Enhanced multiphonon capture of hot electrons by deep centers with strong lattice coupling:: A Monte Carlo study of InP:Fe

The free-carrier energy dependence of the nonradiative multiphonon capture mechanism in semiconductors is investigated in the case of weak and strong lattice coupling of the deep center, considering high and low lattice temperatures. It is shown that in the case of strong coupling, the multiphonon capture probability is resonantly enhanced for hot electrons. This effect is even more pronounced at low temperatures. Consequently, enhanced capture of hot electrons by DX or other deep centers can be explained in a very general way.

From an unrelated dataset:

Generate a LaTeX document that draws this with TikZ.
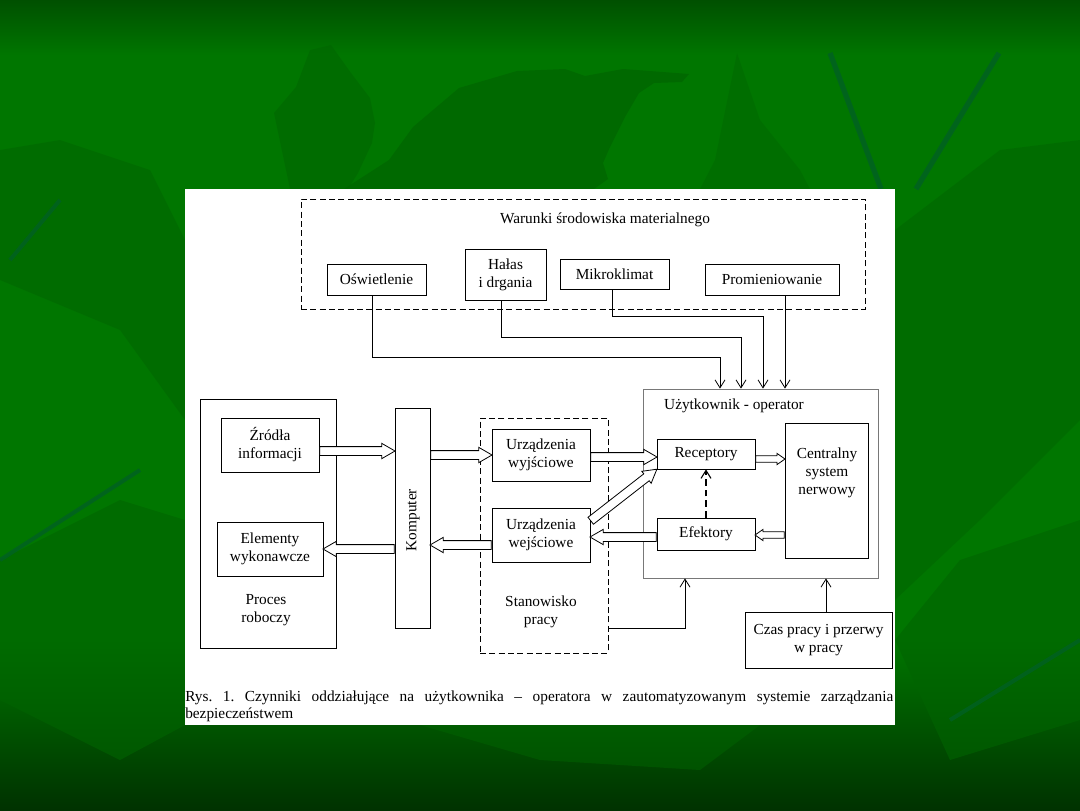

Incorporating the analytically calculated energy dependent multiphonon capture probability into a Monte Carlo transport simulation of InP, the electric field dependence of the effective electron capture cross section is calculated. By varying the Huang-Rhys coupling constant over a wide range of magnitude, the cases of weak and strong electron-lattice interaction are investigated. For strong coupling, an enhancement of the capture cross section in the presence of a high electric field is found, in accordance with the experimental data for Fe-doped InP. By attributing the capture of electrons to the excited state Fe2+(T-5(2)), excellent agreement is obtained between the theoretical calculation and the experimental data for both the: temperature and the electric field dependence of the capture cross section. The calculated temperature dependence reveals a lowering of the capture barrier induced by the electric field.